PROBLEM TO SOLVE: Reproduce exactly, with no pictures, each line from the opening of the material down through the line containing "vh_arrow = [(117.7, 62.9), (122.8, 74.4)]".

GIVEN DATA:
· · · · · · ·
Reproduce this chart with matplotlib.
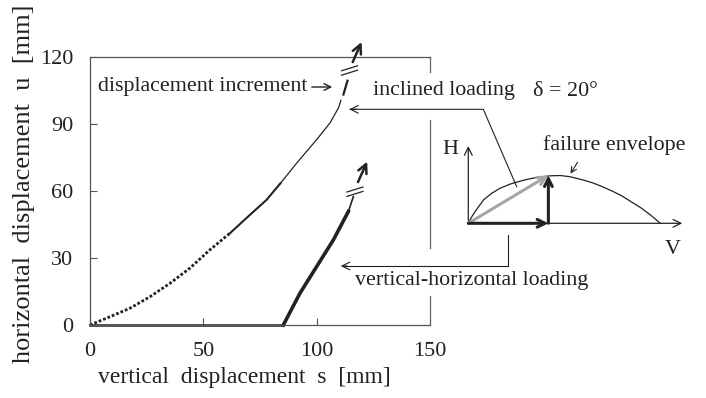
import numpy as np
import matplotlib.pyplot as plt

plt.rcParams['font.family'] = ['Liberation Serif', 'DejaVu Serif']

# --- datos ---
# carga inclinada (delta = 20 deg)
incl_s = [0, 8.8, 17.6, 26.5, 35.3, 44.1, 52.9, 61.8, 70.6, 77.9, 84.0, 91.2, 100.0, 105.9, 109.6, 110.7]
incl_u = [0, 3.7, 7.5, 12.7, 18.7, 25.5, 33.7, 41.2, 49.4, 56.1, 63.5, 72.6, 83.1, 90.6, 97.3, 100.7]
incl_tail_s = [111.8, 113.6]
incl_tail_u = [103.3, 109.5]
incl_arrow = [(115.4, 116.7), (120.3, 128.0)]

# carga vertical-horizontal
vh_s = [0, 85.3, 92.6, 100.0, 107.4, 114.0]
vh_u = [0, 0, 14.2, 26.2, 38.2, 50.9]
vh_tail_s = [114.0, 116.2]
vh_tail_u = [50.9, 57.6]
vh_arrow = [(117.7, 62.9), (122.8, 74.4)]

x_ticks = [0, 50, 100, 150]
y_ticks = [0, 30, 60, 90, 120]

# envolvente de falla (esquema V-H, normalizado)
env_v = [0, 0.02, 0.04, 0.08, 0.12, 0.165, 0.22, 0.29, 0.36, 0.43, 0.48, 0.53,
         0.60, 0.65, 0.70, 0.75, 0.80, 0.86, 0.90, 0.95, 1.0]
env_h = [0, 0.15, 0.27, 0.49, 0.62, 0.73, 0.82, 0.90, 0.96, 0.99, 0.995, 0.97,
         0.90, 0.84, 0.76, 0.67, 0.57, 0.42, 0.32, 0.17, 0]
load_v, load_h = 0.417, 1.0

W, H = 706, 398
fig = plt.figure(figsize=(W / 100, H / 100), dpi=100)

def px(x0, y0, x1, y1):
    return [x0 / W, 1 - y1 / H, (x1 - x0) / W, (y1 - y0) / H]

ax = fig.add_axes(px(90, 57.3, 430, 325))
ax.set_xlim(0, 150)
ax.set_ylim(0, 120)
ax.set_xticks(x_ticks)
ax.set_yticks(y_ticks)
ax.tick_params(direction='in', length=5, width=0.8, labelsize=16, pad=12,
               colors='#555555', labelcolor='#222222')
ax.spines['right'].set_visible(False)
for sp in ax.spines.values():
    sp.set_linewidth(0.9)
    sp.set_color('#555555')

# borde derecho con huecos
for y0, y1 in [(120, 113.5), (92, 34.5), (12.9, 0)]:
    ax.plot([150, 150], [y0, y1], color='#666666', lw=0.9, clip_on=False)

# curva inclinada
ax.plot(incl_s[:8], incl_u[:8], color='#222222', lw=2.0, ls=(0, (1.0, 0.7)), clip_on=False)
ax.plot(incl_s[7:11], incl_u[7:11], color='#222222', lw=1.5, clip_on=False)
ax.plot(incl_s[10:], incl_u[10:], color='#222222', lw=0.9, clip_on=False)
ax.plot(incl_tail_s, incl_tail_u, color='#222222', lw=1.6, clip_on=False)
ax.annotate('', xy=incl_arrow[1], xytext=incl_arrow[0], annotation_clip=False,
            arrowprops=dict(arrowstyle='->', lw=1.8, color='#222222', mutation_scale=16))

# curva vertical-horizontal
ax.plot(vh_s[:2], vh_u[:2], color='#222222', lw=1.8, clip_on=False)
ax.plot(vh_s[1:], vh_u[1:], color='#222222', lw=2.6, clip_on=False)
ax.plot(vh_tail_s, vh_tail_u, color='#222222', lw=1.2, clip_on=False)
ax.annotate('', xy=vh_arrow[1], xytext=vh_arrow[0], annotation_clip=False,
            arrowprops=dict(arrowstyle='->', lw=1.8, color='#222222', mutation_scale=16))

# capa superpuesta en pixeles para anotaciones
ov = fig.add_axes([0, 0, 1, 1])
ov.set_xlim(0, W)
ov.set_ylim(H, 0)
ov.axis('off')
ov.patch.set_alpha(0)

# simbolos de corte
for cx, cy in [(349.5, 70.5), (355.0, 191.7)]:
    for dy in (-2.2, 2.2):
        ov.plot([cx - 8, cx + 8], [cy + dy + 2.5, cy + dy - 2.5], color='#222222', lw=0.9)

ov.text(244, 378, 'vertical  displacement  s  [mm]', fontsize=17, ha='center', va='center',
        color='#222222')
ov.text(24, 184, 'horizontal  displacement  u  [mm]', fontsize=19, ha='center', va='center',
        rotation=90, color='#222222')

ov.text(98, 87, 'displacement increment', fontsize=15.8, ha='left', va='center', color='#222222')
ov.annotate('', xy=(335, 87), xytext=(309, 87),
            arrowprops=dict(arrowstyle='->', lw=1.0, color='#222222', mutation_scale=12))

ov.text(373, 91, 'inclined loading', fontsize=15.8, ha='left', va='center', color='#222222')
ov.text(533, 91, 'δ = 20°', fontsize=15.8, ha='left', va='center', color='#222222')
ov.plot([516.7, 483.3, 350], [186.7, 109.3, 109.3], color='#222222', lw=0.8)
ov.annotate('', xy=(346.5, 109.3), xytext=(360, 109.3),
            arrowprops=dict(arrowstyle='->', lw=0.8, color='#222222', mutation_scale=14))

ov.text(355, 280, 'vertical-horizontal loading', fontsize=15.8, ha='left', va='center',
        color='#222222')
ov.plot([508.3, 508.3, 342], [235, 266, 266], color='#222222', lw=0.8)
ov.annotate('', xy=(338, 266), xytext=(350, 266),
            arrowprops=dict(arrowstyle='->', lw=0.8, color='#222222', mutation_scale=14))

# esquema V-H
x0, y0, vs, hs = 468.3, 223.3, 192.0, 48.0
ev = np.array(env_v) * vs + x0
eh = y0 - np.array(env_h) * hs
ov.annotate('', xy=(685, y0), xytext=(x0, y0),
            arrowprops=dict(arrowstyle='->', lw=0.9, color='#222222', mutation_scale=14))
ov.annotate('', xy=(x0, 143.3), xytext=(x0, y0),
            arrowprops=dict(arrowstyle='->', lw=0.9, color='#222222', mutation_scale=14))
ov.plot(ev, eh, color='#222222', lw=0.9)
lx, ly = x0 + load_v * vs, y0 - load_h * hs
ov.annotate('', xy=(lx, ly), xytext=(x0, y0),
            arrowprops=dict(arrowstyle='->', lw=2.2, color='#a6a6a6', mutation_scale=14,
                            shrinkA=0, shrinkB=0))
ov.annotate('', xy=(lx, y0), xytext=(x0, y0),
            arrowprops=dict(arrowstyle='->', lw=2.2, color='#222222', mutation_scale=14,
                            shrinkA=0, shrinkB=0))
ov.annotate('', xy=(lx, ly), xytext=(lx, y0),
            arrowprops=dict(arrowstyle='->', lw=2.2, color='#222222', mutation_scale=14,
                            shrinkA=0, shrinkB=0))
ov.text(450, 150, 'H', fontsize=15.8, ha='center', va='center', color='#222222')
ov.text(672.7, 250, 'V', fontsize=15.8, ha='center', va='center', color='#222222')
ov.text(614, 145, 'failure envelope', fontsize=15.8, ha='center', va='center', color='#222222')
ov.annotate('', xy=(569, 176), xytext=(579, 160),
            arrowprops=dict(arrowstyle='->', lw=0.8, color='#222222', mutation_scale=10))

fig.savefig('out.png', dpi=100)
· · · · · · ·
RESPONSE:
Reproduce this chart with matplotlib.
import numpy as np
import matplotlib.pyplot as plt

plt.rcParams['font.family'] = ['Liberation Serif', 'DejaVu Serif']

# --- datos ---
# carga inclinada (delta = 20 deg)
incl_s = [0, 8.8, 17.6, 26.5, 35.3, 44.1, 52.9, 61.8, 70.6, 77.9, 84.0, 91.2, 100.0, 105.9, 109.6, 110.7]
incl_u = [0, 3.7, 7.5, 12.7, 18.7, 25.5, 33.7, 41.2, 49.4, 56.1, 63.5, 72.6, 83.1, 90.6, 97.3, 100.7]
incl_tail_s = [111.8, 113.6]
incl_tail_u = [103.3, 109.5]
incl_arrow = [(115.4, 116.7), (120.3, 128.0)]

# carga vertical-horizontal
vh_s = [0, 85.3, 92.6, 100.0, 107.4, 114.0]
vh_u = [0, 0, 14.2, 26.2, 38.2, 50.9]
vh_tail_s = [114.0, 116.2]
vh_tail_u = [50.9, 57.6]
vh_arrow = [(117.7, 62.9), (122.8, 74.4)]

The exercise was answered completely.